Od miesiąca jestem właścicielem Alfy 147 1.9JTD 8v. Od kiedy ją kupiłem alfa miała problem z przyspieszaniem powyżej 2,5tyś obrotów. Samochód zachowywał się jakby odłączało się turbo. Jako pierwszy sprawdziłem zawór overboost, jest on sprawny. W międzyczasie podczas jazdy wyskakiwał błąd od czujnika ciśnienia doładowania. Gdy go odkręciłem był bardzo brudny, po wyczyszczeniu błąd się więcej nie pojawił. Ale samochód dalej nie zachowywał się tak jak powinien, więc przyszła kolej na sprawdzenie przepływomierza.
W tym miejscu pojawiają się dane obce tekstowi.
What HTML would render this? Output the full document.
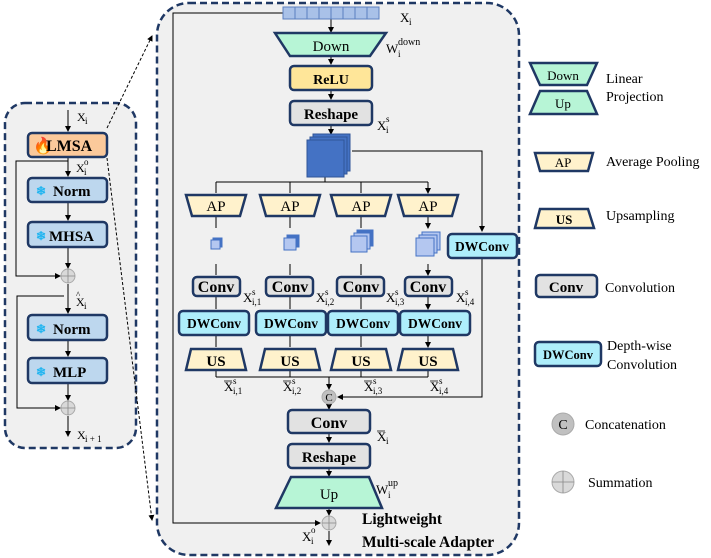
<!DOCTYPE html>
<html><head><meta charset="utf-8"><style>
body{margin:0;background:#fff}
svg{display:block}
text{font-family:"Liberation Serif",serif;fill:#000}
.b{font-weight:bold}
.s{font-size:9px}
</style></head><body>
<svg width="711" height="558" viewBox="0 0 711 558" xmlns="http://www.w3.org/2000/svg">
<defs>
<marker id="a" markerWidth="6" markerHeight="6" refX="5" refY="3" orient="auto" markerUnits="userSpaceOnUse"><path d="M0,0 L6,3 L0,6 z" fill="#000"/></marker>
</defs>
<rect x="5" y="103" width="131" height="345" rx="20" fill="#f0f0f0" stroke="#1f3864" stroke-width="2.5" stroke-dasharray="7,4"/>
<rect x="157" y="3" width="362" height="552" rx="32" fill="#f0f0f0" stroke="#1f3864" stroke-width="2.5" stroke-dasharray="7,4"/>
<line x1="107" y1="128" x2="152" y2="36" stroke="#000" stroke-dasharray="3,2" marker-end="url(#a)"/>
<line x1="107" y1="158" x2="152" y2="520" stroke="#000" stroke-dasharray="3,2" marker-end="url(#a)"/>

<!-- LEFT -->
<g stroke="#000" stroke-width="1" fill="none">
<line x1="68" y1="110" x2="68" y2="131" marker-end="url(#a)"/>
<line x1="68" y1="158" x2="68" y2="176" marker-end="url(#a)"/>
<line x1="68" y1="203" x2="68" y2="220" marker-end="url(#a)"/>
<line x1="68" y1="248" x2="68" y2="268" marker-end="url(#a)"/>
<polyline points="68,161 16,161 16,276 60,276" marker-end="url(#a)"/>
<line x1="68" y1="284" x2="68" y2="313" marker-end="url(#a)"/>
<line x1="68" y1="341" x2="68" y2="356" marker-end="url(#a)"/>
<line x1="68" y1="384" x2="68" y2="400" marker-end="url(#a)"/>
<polyline points="64,296 17,296 17,408 60,408" marker-end="url(#a)"/>
<line x1="68" y1="416" x2="68" y2="436" marker-end="url(#a)"/>
</g>
<rect x="28" y="133" width="79" height="24" rx="4" fill="#fbc99b" stroke="#1f3864" stroke-width="2.5"/>
<text x="33" y="151" font-size="16" style="fill:#e22">🔥</text>
<text x="46" y="151" font-size="16" class="b">LMSA</text>
<g font-size="15" class="b">
<rect x="28" y="178" width="79" height="24" rx="4" fill="#bdd7ee" stroke="#1f3864" stroke-width="2.5"/>
<text x="36" y="195" font-size="12" style="fill:#22b5f0">❄</text><text x="53" y="196">Norm</text>
<rect x="28" y="222" width="79" height="25" rx="4" fill="#bdd7ee" stroke="#1f3864" stroke-width="2.5"/>
<text x="36" y="240" font-size="12" style="fill:#22b5f0">❄</text><text x="49" y="241">MHSA</text>
<rect x="28" y="315" width="79" height="25" rx="4" fill="#bdd7ee" stroke="#1f3864" stroke-width="2.5"/>
<text x="36" y="333" font-size="12" style="fill:#22b5f0">❄</text><text x="53" y="334">Norm</text>
<rect x="28" y="358" width="79" height="25" rx="4" fill="#bdd7ee" stroke="#1f3864" stroke-width="2.5"/>
<text x="36" y="376" font-size="12" style="fill:#22b5f0">❄</text><text x="53" y="377">MLP</text>
</g>
<g fill="#d9d9d9" stroke="#aaa"><circle cx="68" cy="276" r="7"/><circle cx="68" cy="408" r="7"/></g>
<g stroke="#888" stroke-width="0.8"><path d="M61,276h14M68,269v14M61,408h14M68,401v14"/></g>
<g font-size="12">
<text x="77" y="121">X</text><text x="85" y="124" class="s">i</text>
<text x="76" y="172">X</text><text x="84" y="175" class="s">i</text><text x="84" y="165" class="s">o</text>
<text x="76" y="306">X</text><text x="76" y="298" font-size="9">^</text><text x="84" y="309" class="s">i</text>
<text x="77" y="439">X</text><text x="85" y="442" class="s">i + 1</text>
</g>

<!-- MAIN -->
<g stroke="#000" stroke-width="1" fill="none">
<polyline points="283,13 173,13 173,523 320,523" marker-end="url(#a)"/>
<line x1="331" y1="19" x2="331" y2="32" marker-end="url(#a)"/>
<line x1="331" y1="57" x2="331" y2="64" marker-end="url(#a)"/>
<line x1="331" y1="91" x2="331" y2="99" marker-end="url(#a)"/>
<line x1="331" y1="126" x2="331" y2="134" marker-end="url(#a)"/>
<polyline points="352,151 482,151 482,231" marker-end="url(#a)"/>
<line x1="325" y1="176" x2="325" y2="182"/>
<line x1="216" y1="182" x2="428" y2="182"/>
<polyline points="482,259 482,397 338,397" marker-end="url(#a)"/>
<line x1="216" y1="370" x2="216" y2="377"/><line x1="290" y1="370" x2="290" y2="377"/><line x1="361" y1="370" x2="361" y2="377"/><line x1="428" y1="370" x2="428" y2="377"/>
<line x1="216" y1="377" x2="428" y2="377"/>
<line x1="329" y1="377" x2="329" y2="389" marker-end="url(#a)"/>
<line x1="329" y1="404" x2="329" y2="409" marker-end="url(#a)"/>
<line x1="329" y1="434" x2="329" y2="442" marker-end="url(#a)"/>
<line x1="329" y1="468" x2="329" y2="476" marker-end="url(#a)"/>
<line x1="329" y1="508" x2="329" y2="515" marker-end="url(#a)"/>
<line x1="329" y1="531" x2="329" y2="545" marker-end="url(#a)"/>
</g>
<g stroke="#000" fill="none">
<path d="M216,182v11M290,182v11M361,182v11M428,182v11" marker-end="url(#a)"/>
<path d="M216,217v11M290,217v11M361,217v11M428,217v11" marker-end="url(#a)"/>
<path d="M216,264v11M290,264v11M361,264v11M428,264v11" marker-end="url(#a)"/>
<path d="M216,297v12M290,297v12M361,297v12M428,297v12" marker-end="url(#a)"/>
<path d="M216,336v11M290,336v11M361,336v11M428,336v11" marker-end="url(#a)"/>
</g>
<rect x="283" y="7" width="96" height="12" fill="#a9c1e8" stroke="#5b7fc0"/>
<g stroke="#5b7fc0"><path d="M295,7v12M307,7v12M319,7v12M331,7v12M343,7v12M355,7v12M367,7v12"/></g>
<polygon points="275,33 386,33 370,56 290,56" fill="#b7f5d6" stroke="#1f3864" stroke-width="2.5"/>
<text x="331" y="51" font-size="15" text-anchor="middle">Down</text>
<rect x="290" y="66" width="82" height="24" rx="4" fill="#ffe699" stroke="#1f3864" stroke-width="2.5"/>
<text x="331" y="84" font-size="14" class="b" text-anchor="middle">ReLU</text>
<rect x="290" y="101" width="82" height="24" rx="4" fill="#e2e2e2" stroke="#1f3864" stroke-width="2.5"/>
<text x="331" y="119" font-size="15" class="b" text-anchor="middle">Reshape</text>
<g fill="#4472c4" stroke="#2f5597">
<rect x="313" y="134" width="37" height="37"/><rect x="310" y="137" width="37" height="37"/><rect x="307" y="140" width="37" height="37"/>
</g>
<g fill="#fff2cc" stroke="#1f3864" stroke-width="2.5">
<polygon points="186,195 246,195 240,216 192,216"/><polygon points="260,195 320,195 314,216 266,216"/>
<polygon points="331,195 391,195 385,216 337,216"/><polygon points="398,195 458,195 452,216 404,216"/>
</g>
<g font-size="15" text-anchor="middle"><text x="216" y="211">AP</text><text x="290" y="211">AP</text><text x="361" y="211">AP</text><text x="428" y="211">AP</text></g>
<g fill="#b4c7f0" stroke="#4472c4">
<rect x="213" y="238" width="9" height="9" fill="#4472c4"/><rect x="211" y="240" width="9" height="9"/>
<rect x="287" y="235" width="12" height="12" fill="#4472c4"/><rect x="284" y="238" width="12" height="12"/>
<rect x="357" y="230" width="16" height="16" fill="#4472c4"/><rect x="354" y="233" width="16" height="16"/><rect x="351" y="236" width="16" height="16"/>
<rect x="422" y="232" width="18" height="18"/><rect x="419" y="235" width="18" height="18"/><rect x="416" y="238" width="18" height="18"/>
</g>
<g fill="#e2e2e2" stroke="#1f3864" stroke-width="2.5">
<rect x="193" y="277" width="47" height="19" rx="4"/><rect x="266" y="277" width="47" height="19" rx="4"/>
<rect x="337" y="277" width="47" height="19" rx="4"/><rect x="405" y="277" width="47" height="19" rx="4"/>
</g>
<g font-size="16" class="b" text-anchor="middle"><text x="216" y="292">Conv</text><text x="290" y="292">Conv</text><text x="361" y="292">Conv</text><text x="428" y="292">Conv</text></g>
<g fill="#aeeefb" stroke="#1f3864" stroke-width="2.5">
<rect x="179" y="311" width="70" height="24" rx="4"/><rect x="256" y="311" width="70" height="24" rx="4"/>
<rect x="328" y="311" width="70" height="24" rx="4"/><rect x="400" y="311" width="70" height="24" rx="4"/>
<rect x="448" y="234" width="69" height="24" rx="4"/>
</g>
<g font-size="13.5" class="b" text-anchor="middle"><text x="214" y="328">DWConv</text><text x="291" y="328">DWConv</text><text x="363" y="328">DWConv</text><text x="435" y="328">DWConv</text><text x="482" y="251">DWConv</text></g>
<g fill="#fff2cc" stroke="#1f3864" stroke-width="2.5">
<polygon points="191,349 241,349 246,370 186,370"/><polygon points="265,349 315,349 320,370 260,370"/>
<polygon points="336,349 386,349 391,370 331,370"/><polygon points="403,349 453,349 458,370 398,370"/>
</g>
<g font-size="15" class="b" text-anchor="middle"><text x="216" y="366">US</text><text x="290" y="366">US</text><text x="361" y="366">US</text><text x="428" y="366">US</text></g>
<circle cx="329" cy="397" r="7" fill="#c0c0c0" stroke="#aaa"/>
<text x="329" y="401" font-size="11" text-anchor="middle">C</text>
<rect x="288" y="410" width="82" height="23" rx="4" fill="#e2e2e2" stroke="#1f3864" stroke-width="2.5"/>
<text x="329" y="428" font-size="16" class="b" text-anchor="middle">Conv</text>
<rect x="288" y="444" width="82" height="24" rx="4" fill="#e2e2e2" stroke="#1f3864" stroke-width="2.5"/>
<text x="329" y="462" font-size="15" class="b" text-anchor="middle">Reshape</text>
<polygon points="291,477 369,477 382,508 276,508" fill="#b7f5d6" stroke="#1f3864" stroke-width="2.5"/>
<text x="329" y="499" font-size="15" text-anchor="middle">Up</text>
<circle cx="329" cy="523" r="7" fill="#d9d9d9" stroke="#aaa"/>
<path d="M322,523h14M329,516v14" stroke="#888" stroke-width="0.8"/>
<g font-size="13">
<text x="400" y="22">X</text><text x="409" y="25" class="s">i</text>
<text x="386" y="53">W</text><text x="398" y="57" class="s">i</text><text x="398" y="45" font-size="10">down</text>
<text x="377" y="130">X</text><text x="386" y="133" class="s">i</text><text x="386" y="122" class="s">s</text>
<text x="243" y="302">X</text><text x="252" y="305" class="s">i,1</text><text x="252" y="295" class="s">s</text>
<text x="316" y="302">X</text><text x="325" y="305" class="s">i,2</text><text x="325" y="295" class="s">s</text>
<text x="386" y="302">X</text><text x="395" y="305" class="s">i,3</text><text x="395" y="295" class="s">s</text>
<text x="456" y="302">X</text><text x="465" y="305" class="s">i,4</text><text x="465" y="295" class="s">s</text>
<text x="224" y="391">X</text><text x="233" y="394" class="s">i,1</text><text x="233" y="384" class="s">s</text>
<text x="283" y="391">X</text><text x="292" y="394" class="s">i,2</text><text x="292" y="384" class="s">s</text>
<text x="364" y="391">X</text><text x="373" y="394" class="s">i,3</text><text x="373" y="384" class="s">s</text>
<text x="430" y="391">X</text><text x="439" y="394" class="s">i,4</text><text x="439" y="384" class="s">s</text>
<text x="377" y="441">X</text><text x="386" y="444" class="s">i</text>
<text x="376" y="494">W</text><text x="388" y="498" class="s">i</text><text x="388" y="486" font-size="10">up</text>
<text x="302" y="541">X</text><text x="311" y="544" class="s">i</text><text x="311" y="533" class="s">o</text>
</g>
<g stroke="#000" stroke-width="0.8">
<path d="M224,381h8M283,381h8M364,381h8M430,381h8M377,431h8"/>
</g>
<text x="362" y="524" font-size="15.5" class="b">Lightweight</text>
<text x="362" y="547" font-size="15.5" class="b">Multi-scale Adapter</text>

<!-- LEGEND -->
<polygon points="530,63 597,63 587,85 540,85" fill="#b7f5d6" stroke="#1f3864" stroke-width="2.5"/>
<text x="563" y="80" font-size="13" text-anchor="middle">Down</text>
<polygon points="540,91 587,91 597,114 530,114" fill="#b7f5d6" stroke="#1f3864" stroke-width="2.5"/>
<text x="563" y="108" font-size="13" text-anchor="middle">Up</text>
<polygon points="535,153 593,153 588,171 540,171" fill="#fff2cc" stroke="#1f3864" stroke-width="2.5"/>
<text x="563" y="167" font-size="13" text-anchor="middle">AP</text>
<polygon points="540,209 588,209 594,228 535,228" fill="#fff2cc" stroke="#1f3864" stroke-width="2.5"/>
<text x="564" y="224" font-size="13" class="b" text-anchor="middle">US</text>
<rect x="536" y="275" width="61" height="22" rx="4" fill="#e2e2e2" stroke="#1f3864" stroke-width="2.5"/>
<text x="566" y="292" font-size="15" class="b" text-anchor="middle">Conv</text>
<rect x="535" y="342" width="66" height="24" rx="4" fill="#aeeefb" stroke="#1f3864" stroke-width="2.5"/>
<text x="568" y="359" font-size="12.5" class="b" text-anchor="middle">DWConv</text>
<circle cx="563" cy="424" r="11" fill="#c0c0c0" stroke="#aaa"/>
<text x="563" y="429" font-size="14" text-anchor="middle">C</text>
<circle cx="563" cy="482" r="11" fill="#d9d9d9" stroke="#aaa"/>
<path d="M552,482h22M563,471v22" stroke="#888" stroke-width="0.8"/>
<g font-size="14">
<text x="606" y="83">Linear</text><text x="606" y="101">Projection</text>
<text x="606" y="166">Average Pooling</text>
<text x="606" y="220">Upsampling</text>
<text x="605" y="292">Convolution</text>
<text x="607" y="350">Depth-wise</text><text x="607" y="369">Convolution</text>
<text x="585" y="429">Concatenation</text>
<text x="588" y="487">Summation</text>
</g>
</svg>
</body></html>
Po odpięciu wtyczki spalanie spadło do 9l przy spokojnej jeździe i samochód zaczął się lepiej odpychać. No i tutaj pojawia się problem, bo nie mam pojęcia jak dobrać się do przepływki żeby ją wyczyścić. Nie mam pojęcia jak odkręcić skrzynkę bezpieczników i podstawę od akumulatora żeby mieć swobodny dostęp do przepływomierza. Czy ktoś może podzielić się wiedzą jak to zrobić, bo mnie już pomysły się skończyły?
Mój drugi problem to "szarpiące" prawe tylne koło po wpadnięciu w dziurę. Problem nasila się jak spadnie deszcz, wtedy nawet przy zmianie pasa ruchu tudzież przy przejeżdżaniu przez przejście dla pieszych odczuwalne jest mocne szarpnięcie na lewo i prawo. Po deszczu przy 60km/h muszę "kontrować" żeby samochód jechał prosto po drodze, dodatkowo w trakcie jazdy mam wrażenie jakby prawe koło chodziło od lewej do prawej strony przy czym wydaje ono bardzo dziwne dźwięki, jakby amortyzator był odkręcony. Nie mam pojęcia co z tym fantem zrobić, wymieniłem wszystkie wahacze i zrobiłem zbieżność a problem i tak występuje.
Czekam na jakieś podpowiedzi od Was.